— START DATA SHOWN —

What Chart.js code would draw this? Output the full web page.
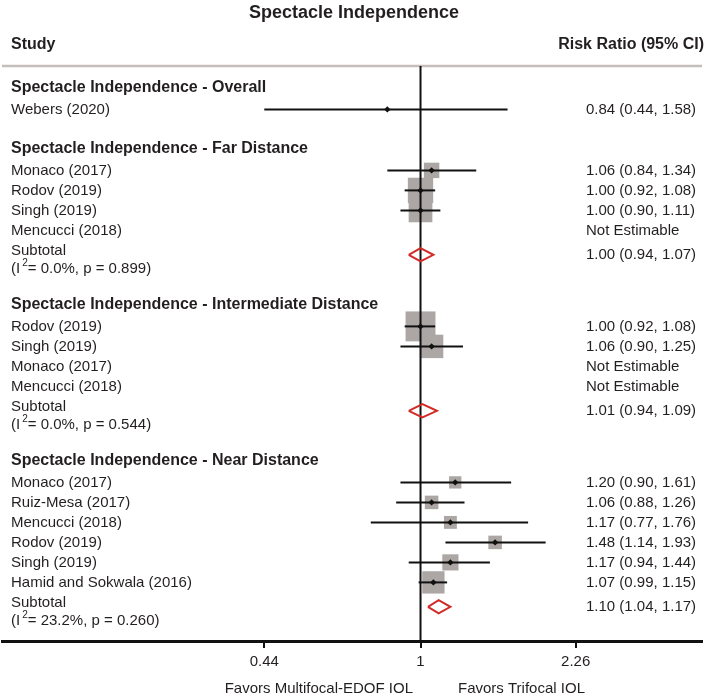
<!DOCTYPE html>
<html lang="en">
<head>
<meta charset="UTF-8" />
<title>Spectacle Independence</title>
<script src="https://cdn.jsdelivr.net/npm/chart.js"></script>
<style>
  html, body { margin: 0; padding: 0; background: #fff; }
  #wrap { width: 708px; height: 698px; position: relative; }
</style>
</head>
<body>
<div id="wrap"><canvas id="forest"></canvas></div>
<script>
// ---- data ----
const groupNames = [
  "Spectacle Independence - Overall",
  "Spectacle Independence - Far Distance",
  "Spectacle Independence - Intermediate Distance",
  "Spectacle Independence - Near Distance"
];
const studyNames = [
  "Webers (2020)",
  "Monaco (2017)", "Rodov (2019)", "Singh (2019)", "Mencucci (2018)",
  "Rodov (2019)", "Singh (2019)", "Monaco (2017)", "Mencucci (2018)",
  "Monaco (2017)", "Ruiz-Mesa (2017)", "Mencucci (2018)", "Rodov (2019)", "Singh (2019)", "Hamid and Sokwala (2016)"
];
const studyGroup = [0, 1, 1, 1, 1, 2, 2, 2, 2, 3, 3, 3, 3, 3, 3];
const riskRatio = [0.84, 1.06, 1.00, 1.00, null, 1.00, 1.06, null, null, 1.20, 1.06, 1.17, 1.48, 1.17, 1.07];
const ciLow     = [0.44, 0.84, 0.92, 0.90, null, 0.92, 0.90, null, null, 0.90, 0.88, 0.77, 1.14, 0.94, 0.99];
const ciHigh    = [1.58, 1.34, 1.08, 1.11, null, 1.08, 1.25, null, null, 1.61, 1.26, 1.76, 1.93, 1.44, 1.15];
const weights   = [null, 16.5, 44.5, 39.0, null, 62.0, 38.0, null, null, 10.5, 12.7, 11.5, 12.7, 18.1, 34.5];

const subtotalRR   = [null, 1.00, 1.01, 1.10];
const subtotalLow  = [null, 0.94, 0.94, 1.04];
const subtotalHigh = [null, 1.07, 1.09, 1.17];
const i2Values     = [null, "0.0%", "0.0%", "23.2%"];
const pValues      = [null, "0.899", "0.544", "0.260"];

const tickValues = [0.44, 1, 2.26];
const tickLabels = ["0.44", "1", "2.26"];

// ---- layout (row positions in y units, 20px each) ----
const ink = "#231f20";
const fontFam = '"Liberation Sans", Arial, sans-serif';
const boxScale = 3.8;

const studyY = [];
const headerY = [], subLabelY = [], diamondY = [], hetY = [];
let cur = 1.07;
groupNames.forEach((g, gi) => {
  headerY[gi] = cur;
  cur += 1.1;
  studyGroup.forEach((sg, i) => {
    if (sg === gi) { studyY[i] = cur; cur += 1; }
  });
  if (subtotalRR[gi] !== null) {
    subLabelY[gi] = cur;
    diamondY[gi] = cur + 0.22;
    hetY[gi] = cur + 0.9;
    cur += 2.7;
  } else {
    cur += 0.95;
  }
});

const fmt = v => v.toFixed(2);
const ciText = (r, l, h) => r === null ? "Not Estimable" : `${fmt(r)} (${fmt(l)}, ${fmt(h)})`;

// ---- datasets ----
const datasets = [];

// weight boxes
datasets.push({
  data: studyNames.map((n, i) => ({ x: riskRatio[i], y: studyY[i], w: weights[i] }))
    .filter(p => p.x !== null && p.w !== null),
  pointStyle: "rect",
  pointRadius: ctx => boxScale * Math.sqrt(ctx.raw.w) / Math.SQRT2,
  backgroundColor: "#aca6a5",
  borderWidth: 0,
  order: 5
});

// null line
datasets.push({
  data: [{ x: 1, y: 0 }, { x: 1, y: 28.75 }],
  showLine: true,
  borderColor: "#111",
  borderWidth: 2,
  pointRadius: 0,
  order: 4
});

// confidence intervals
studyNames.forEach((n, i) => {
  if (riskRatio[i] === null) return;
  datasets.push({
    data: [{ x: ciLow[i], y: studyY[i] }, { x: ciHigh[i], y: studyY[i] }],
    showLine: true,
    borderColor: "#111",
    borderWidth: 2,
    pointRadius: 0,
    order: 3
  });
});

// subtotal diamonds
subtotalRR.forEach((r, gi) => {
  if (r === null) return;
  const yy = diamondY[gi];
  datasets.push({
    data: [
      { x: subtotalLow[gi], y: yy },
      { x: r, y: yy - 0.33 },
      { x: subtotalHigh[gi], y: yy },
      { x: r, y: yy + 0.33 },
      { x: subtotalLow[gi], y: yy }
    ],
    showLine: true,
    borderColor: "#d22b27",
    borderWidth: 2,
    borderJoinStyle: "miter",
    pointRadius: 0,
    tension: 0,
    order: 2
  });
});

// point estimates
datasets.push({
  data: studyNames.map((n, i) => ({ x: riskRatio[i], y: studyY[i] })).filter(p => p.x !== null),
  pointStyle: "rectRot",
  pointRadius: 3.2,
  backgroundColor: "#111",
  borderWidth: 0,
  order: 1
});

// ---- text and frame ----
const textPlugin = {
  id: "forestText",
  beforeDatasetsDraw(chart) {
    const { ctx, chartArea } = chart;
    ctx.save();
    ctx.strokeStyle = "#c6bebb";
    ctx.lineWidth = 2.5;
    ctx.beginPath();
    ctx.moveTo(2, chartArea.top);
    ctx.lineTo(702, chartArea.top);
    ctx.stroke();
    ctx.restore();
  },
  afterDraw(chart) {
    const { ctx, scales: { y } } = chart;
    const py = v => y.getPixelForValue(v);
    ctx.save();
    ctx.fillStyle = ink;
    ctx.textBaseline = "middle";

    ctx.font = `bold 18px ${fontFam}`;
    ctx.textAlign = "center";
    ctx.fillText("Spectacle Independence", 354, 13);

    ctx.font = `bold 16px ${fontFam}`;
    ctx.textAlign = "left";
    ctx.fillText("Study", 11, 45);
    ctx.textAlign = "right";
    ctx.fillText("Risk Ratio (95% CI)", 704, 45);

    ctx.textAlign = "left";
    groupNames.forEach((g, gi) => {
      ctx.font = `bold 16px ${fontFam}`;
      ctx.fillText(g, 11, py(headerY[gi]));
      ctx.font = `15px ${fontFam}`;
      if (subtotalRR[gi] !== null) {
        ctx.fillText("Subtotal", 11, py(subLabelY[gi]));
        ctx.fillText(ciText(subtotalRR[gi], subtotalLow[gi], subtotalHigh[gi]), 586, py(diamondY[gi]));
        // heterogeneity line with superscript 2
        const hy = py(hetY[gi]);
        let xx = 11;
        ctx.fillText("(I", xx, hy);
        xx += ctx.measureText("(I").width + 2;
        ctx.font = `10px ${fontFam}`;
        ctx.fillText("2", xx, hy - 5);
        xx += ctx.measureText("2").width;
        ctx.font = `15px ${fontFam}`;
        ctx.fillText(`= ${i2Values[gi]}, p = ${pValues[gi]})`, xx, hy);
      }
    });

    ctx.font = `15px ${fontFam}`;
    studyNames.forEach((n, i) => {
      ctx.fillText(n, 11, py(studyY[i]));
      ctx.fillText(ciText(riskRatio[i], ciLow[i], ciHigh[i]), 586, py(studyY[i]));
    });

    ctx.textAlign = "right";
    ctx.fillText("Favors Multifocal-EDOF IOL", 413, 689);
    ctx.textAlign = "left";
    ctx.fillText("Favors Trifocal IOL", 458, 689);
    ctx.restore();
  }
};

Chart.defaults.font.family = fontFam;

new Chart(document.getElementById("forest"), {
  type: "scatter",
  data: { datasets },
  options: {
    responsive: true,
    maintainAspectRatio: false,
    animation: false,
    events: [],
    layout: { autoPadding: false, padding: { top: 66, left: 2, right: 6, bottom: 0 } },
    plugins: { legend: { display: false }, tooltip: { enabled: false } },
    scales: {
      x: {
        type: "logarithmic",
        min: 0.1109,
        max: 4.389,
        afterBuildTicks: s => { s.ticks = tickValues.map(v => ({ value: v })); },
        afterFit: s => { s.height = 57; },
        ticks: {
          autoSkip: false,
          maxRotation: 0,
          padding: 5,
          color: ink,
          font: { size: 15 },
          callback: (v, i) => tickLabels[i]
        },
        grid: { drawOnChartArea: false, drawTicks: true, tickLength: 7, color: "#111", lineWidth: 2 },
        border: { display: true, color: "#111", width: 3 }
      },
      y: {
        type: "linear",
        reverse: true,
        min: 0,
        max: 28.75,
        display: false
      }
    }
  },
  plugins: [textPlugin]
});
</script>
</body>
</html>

— END DATA SHOWN —

• [WHAT THIS TASK INVOLVES]:
From the opening line of the listing above through the line bearing "const boxScale = 3.8;", repeat each line exactly. Drop every picture.

• [RESULT FOR THIS EXERCISE]:
What Chart.js code would draw this? Output the full web page.
<!DOCTYPE html>
<html lang="en">
<head>
<meta charset="UTF-8" />
<title>Spectacle Independence</title>
<script src="https://cdn.jsdelivr.net/npm/chart.js"></script>
<style>
  html, body { margin: 0; padding: 0; background: #fff; }
  #wrap { width: 708px; height: 698px; position: relative; }
</style>
</head>
<body>
<div id="wrap"><canvas id="forest"></canvas></div>
<script>
// ---- data ----
const groupNames = [
  "Spectacle Independence - Overall",
  "Spectacle Independence - Far Distance",
  "Spectacle Independence - Intermediate Distance",
  "Spectacle Independence - Near Distance"
];
const studyNames = [
  "Webers (2020)",
  "Monaco (2017)", "Rodov (2019)", "Singh (2019)", "Mencucci (2018)",
  "Rodov (2019)", "Singh (2019)", "Monaco (2017)", "Mencucci (2018)",
  "Monaco (2017)", "Ruiz-Mesa (2017)", "Mencucci (2018)", "Rodov (2019)", "Singh (2019)", "Hamid and Sokwala (2016)"
];
const studyGroup = [0, 1, 1, 1, 1, 2, 2, 2, 2, 3, 3, 3, 3, 3, 3];
const riskRatio = [0.84, 1.06, 1.00, 1.00, null, 1.00, 1.06, null, null, 1.20, 1.06, 1.17, 1.48, 1.17, 1.07];
const ciLow     = [0.44, 0.84, 0.92, 0.90, null, 0.92, 0.90, null, null, 0.90, 0.88, 0.77, 1.14, 0.94, 0.99];
const ciHigh    = [1.58, 1.34, 1.08, 1.11, null, 1.08, 1.25, null, null, 1.61, 1.26, 1.76, 1.93, 1.44, 1.15];
const weights   = [null, 16.5, 44.5, 39.0, null, 62.0, 38.0, null, null, 10.5, 12.7, 11.5, 12.7, 18.1, 34.5];

const subtotalRR   = [null, 1.00, 1.01, 1.10];
const subtotalLow  = [null, 0.94, 0.94, 1.04];
const subtotalHigh = [null, 1.07, 1.09, 1.17];
const i2Values     = [null, "0.0%", "0.0%", "23.2%"];
const pValues      = [null, "0.899", "0.544", "0.260"];

const tickValues = [0.44, 1, 2.26];
const tickLabels = ["0.44", "1", "2.26"];

// ---- layout (row positions in y units, 20px each) ----
const ink = "#231f20";
const fontFam = '"Liberation Sans", Arial, sans-serif';
const boxScale = 3.8;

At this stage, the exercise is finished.